In October 1948, plaintiff and her husband acquired a domicile in Clermont county, Ohio. The petition was filed December 10, 1948. The issue involving the domicile of the plaintiff hinges upon her intention at the time she was in nurses training in Cincinnati. She was asked by the court, "Now you claim you are a resident of the state of Ohio since 1942?" Her answer was, "Yes, sir." This is no stronger than the sworn allegations of her petition. No corroborative evidence appears in the record. On the contrary, it appears that as late as 1948 she was attempting to vote in West Virginia, which is entirely inconsistent with a conviction that she was a resident of Ohio, that is, domiciled therein. Certainly, if she had retained a consistent intent that Ohio should be her permanent home, she would not have considered voting in West Virginia.
The evidence leaves much to be desired in the way of certainty and scope. It leaves the court in a state of uncertainty, and, in view of the burden resting upon the plaintiff to sustain the proof of her statutory residence in Ohio for one year prior to filing her petition, it must be concluded that such evidence as appears in the record renders the decree of the court one not sustained by the weight of the evidence, but contrary thereto.
The case of Glassman v. Glassman, supra, has been cited by counsel. It is to be noted that in that case the wife entered the court with a presumption of jurisdictional domicile in her favor, and that no evidence was introduced to show that such domicile had been relinquished — the sole reason for the holding of the trial court that it had no jurisdiction over plaintiff being the two fictions, (1) that the soldier husband retained the domicile possessed upon entering the service and *228 (2) the common-law fiction that the wife takes the domicile of her husband on marriage.

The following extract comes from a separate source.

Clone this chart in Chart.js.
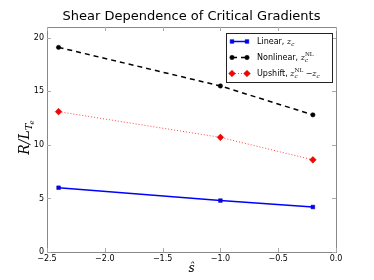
<!DOCTYPE html>
<html><head><meta charset="utf-8">
<script src="https://cdn.jsdelivr.net/npm/chart.js@4"></script>
<style>html,body{margin:0;padding:0;background:#fff}#c{display:block}</style>
</head>
<body>
<canvas id="c" width="374" height="280"></canvas>
<script>
const shear = [-2.4, -1.0, -0.2];
const linear = [6.0, 4.8, 4.2];
const nonlinear = [19.1, 15.5, 12.8];
const upshift = [13.1, 10.7, 8.6];
const xTicks = [-2.5, -2.0, -1.5, -1.0, -0.5, 0.0];
const yTicks = [0, 5, 10, 15, 20];
const titleText = 'Shear Dependence of Critical Gradients';
const xLabel = 'ŝ';
const seriesNames = ['Linear, ', 'Nonlinear, ', 'Upshift, '];

function pts(ys){ return shear.map((x,i)=>({x:x, y:ys[i]})); }
function fmt(v){ return (v<0?'\u2212':'') + Math.abs(v).toFixed(1); }

const mathPieces = [
  [{t:'z',k:'m'},{t:'c',k:'sub'}],
  [{t:'z',k:'m'},{t:'c',k:'sub'},{t:'NL',k:'sup',back:true}],
  [{t:'z',k:'m'},{t:'c',k:'sub'},{t:'NL',k:'sup',back:true},{t:' \u2212',k:'op'},{t:'z',k:'m'},{t:'c',k:'sub'}]
];

function drawMath(ctx, pieces, x, y, size){
  let cx = x, lastSubStart = x, lastSubW = 0;
  pieces.forEach(p=>{
    let fs = size, dy = 0, font;
    if(p.k==='m'){ font = 'italic '+size+'px "DejaVu Serif"'; }
    else if(p.k==='op'){ font = size+'px "DejaVu Sans"'; }
    else if(p.k==='sub'){ fs = size*0.7; dy = size*0.25; font = 'italic '+fs+'px "DejaVu Serif"'; }
    else { fs = size*0.7; dy = -size*0.45; font = fs+'px "DejaVu Serif"'; }
    ctx.font = font;
    let px = cx;
    if(p.back){ px = lastSubStart; }
    ctx.fillText(p.t, px, y+dy);
    const w = ctx.measureText(p.t).width;
    if(p.k==='sub'){ lastSubStart = px; lastSubW = w; cx = px + w; }
    else if(p.back){ cx = Math.max(lastSubStart+lastSubW, px + w); }
    else cx = px + w;
  });
}

const decor = {
  id:'decor',
  afterDraw(chart){
    const ctx = chart.ctx, a = chart.chartArea;
    const xs = chart.scales.x, ys = chart.scales.y;
    ctx.save();
    ctx.strokeStyle = '#888';
    ctx.lineWidth = 1;
    ctx.strokeRect(Math.round(a.left)+0.5, Math.round(a.top)+0.5, Math.round(a.right-a.left), Math.round(a.bottom-a.top));
    ctx.strokeStyle = '#aaa';
    ctx.beginPath();
    xTicks.forEach(v=>{
      const px = Math.round(xs.getPixelForValue(v))+0.5;
      ctx.moveTo(px, a.bottom); ctx.lineTo(px, a.bottom-4);
      ctx.moveTo(px, a.top); ctx.lineTo(px, a.top+4);
    });
    yTicks.forEach(v=>{
      const py = Math.round(ys.getPixelForValue(v))+0.5;
      ctx.moveTo(a.left, py); ctx.lineTo(a.left+4, py);
      ctx.moveTo(a.right, py); ctx.lineTo(a.right-4, py);
    });
    ctx.stroke();
    // title
    ctx.fillStyle = '#000';
    ctx.textAlign = 'center'; ctx.textBaseline = 'middle';
    ctx.font = '13px "DejaVu Sans"';
    ctx.fillText(titleText, (a.left+a.right)/2, 17);
    // x label
    ctx.font = 'italic 12px "DejaVu Serif"';
    ctx.fillText(xLabel, (a.left+a.right)/2, 269);
    // y label R/L_{T_e}
    ctx.save();
    ctx.translate(29, 137);
    ctx.rotate(-Math.PI/2);
    ctx.textAlign = 'left'; ctx.textBaseline = 'alphabetic';
    ctx.font = 'italic 14px "DejaVu Serif"';
    const mainW = ctx.measureText('R/L').width;
    ctx.font = 'italic 10px "DejaVu Serif"';
    const tW = ctx.measureText('T').width;
    ctx.font = 'italic 7px "DejaVu Serif"';
    const eW = ctx.measureText('e').width;
    const total = mainW + tW + eW;
    let sx = -total/2;
    ctx.font = 'italic 14px "DejaVu Serif"';
    ctx.fillText('R/L', sx, 0);
    ctx.font = 'italic 10px "DejaVu Serif"';
    ctx.fillText('T', sx+mainW, 3);
    ctx.font = 'italic 7px "DejaVu Serif"';
    ctx.fillText('e', sx+mainW+tW-1, 5);
    ctx.restore();
    // legend
    const L = {x:226, y:33, w:106, h:49};
    ctx.fillStyle = '#fff';
    ctx.fillRect(L.x, L.y, L.w, L.h);
    ctx.strokeStyle = '#222';
    ctx.strokeRect(L.x+0.5, L.y+0.5, L.w, L.h);
    const rows = [41, 57, 73];
    chart.data.datasets.forEach((ds,i)=>{
      const ry = rows[i];
      ctx.save();
      ctx.strokeStyle = ds.borderColor;
      ctx.lineWidth = ds.borderWidth;
      ctx.setLineDash(ds.borderDash||[]);
      ctx.beginPath(); ctx.moveTo(232, ry+0.5); ctx.lineTo(247, ry+0.5); ctx.stroke();
      ctx.setLineDash([]);
      ctx.fillStyle = ds.pointBackgroundColor;
      ctx.strokeStyle = ds.pointBorderColor;
      ctx.lineWidth = 0.5;
      [232,247].forEach(mx=>{
        Chart.helpers.drawPoint(ctx, {pointStyle: ds.pointStyle, rotation: 0, radius: ds.pointRadius, borderWidth: 0.5}, mx, ry+0.5);
      });
      ctx.restore();
      ctx.fillStyle = '#000';
      ctx.textAlign = 'left'; ctx.textBaseline = 'alphabetic';
      ctx.font = '8px "DejaVu Sans"';
      ctx.fillText(seriesNames[i], 257, ry+3);
      const w = ctx.measureText(seriesNames[i]).width;
      drawMath(ctx, mathPieces[i], 257+w, ry+3, 8);
    });
    ctx.restore();
  }
};

new Chart(document.getElementById('c'), {
  type: 'scatter',
  data: {
    datasets: [
      {label:'Linear', data: pts(linear), showLine:true, borderColor:'#0000ff', backgroundColor:'#0000ff',
       borderWidth:1.5, pointStyle:'rect', pointRadius:2.6, pointBackgroundColor:'#0000ff', pointBorderColor:'#0000aa', pointBorderWidth:0.5},
      {label:'Nonlinear', data: pts(nonlinear), showLine:true, borderColor:'#000000', backgroundColor:'#000',
       borderWidth:1.5, borderDash:[5,4], pointStyle:'circle', pointRadius:2.2, pointBackgroundColor:'#000', pointBorderColor:'#000', pointBorderWidth:0.5},
      {label:'Upshift', data: pts(upshift), showLine:true, borderColor:'#ff4444', backgroundColor:'#ff0000',
       borderWidth:1, borderDash:[1,2], pointStyle:'rectRot', pointRadius:3.3, pointBackgroundColor:'#ff0000', pointBorderColor:'#aa0000', pointBorderWidth:0.5}
    ]
  },
  options: {
    responsive:false, animation:false, devicePixelRatio:1,
    layout:{padding:{top:27, right:38, left:0, bottom:0}},
    plugins:{legend:{display:false}, title:{display:false}, tooltip:{enabled:false}},
    scales:{
      x:{type:'linear', min:-2.5, max:0, afterFit(s){s.height=28;},
         afterBuildTicks(s){ s.ticks = xTicks.map(v=>({value:v})); },
         grid:{display:false, drawTicks:false, tickLength:0}, border:{display:false},
         ticks:{font:{family:'DejaVu Sans', size:8}, color:'#000', padding:2, maxRotation:0, callback:v=>fmt(v)}},
      y:{type:'linear', min:0, max:21, afterFit(s){s.width=47;},
         afterBuildTicks(s){ s.ticks = yTicks.map(v=>({value:v})); },
         grid:{display:false, drawTicks:false, tickLength:0}, border:{display:false},
         ticks:{font:{family:'DejaVu Sans', size:8}, color:'#000', padding:3, callback:v=>String(v)}}
    }
  },
  plugins:[decor]
});
</script>
</body></html>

The holding in the Glassman case is that a clear, factual situation showing bona fide domicile cannot be set aside by fictions, if such course will produce an injustice.
In the instant case, the evidence does show that the plaintiff at the time of filing her petition had been domiciled in Clermont county for some months, but for less than a year.
In view of the evidence showing an actual residence in Ohio for four years or more, the domicile of the plaintiff at the time of filing the petition and her positive declaration in the record that Ohio has been her permanent home, it is the conclusion of this court that it would not be justified in entering judgment for defendant, but, on the contrary, that the judgment of the trial court should be reversed and the cause remanded for a new trial, which is so ordered.
Judgment reversed.
ROSS, P.J., HILDEBRANT and MATTHEWS, JJ., concur in the syllabus, opinion and judgment.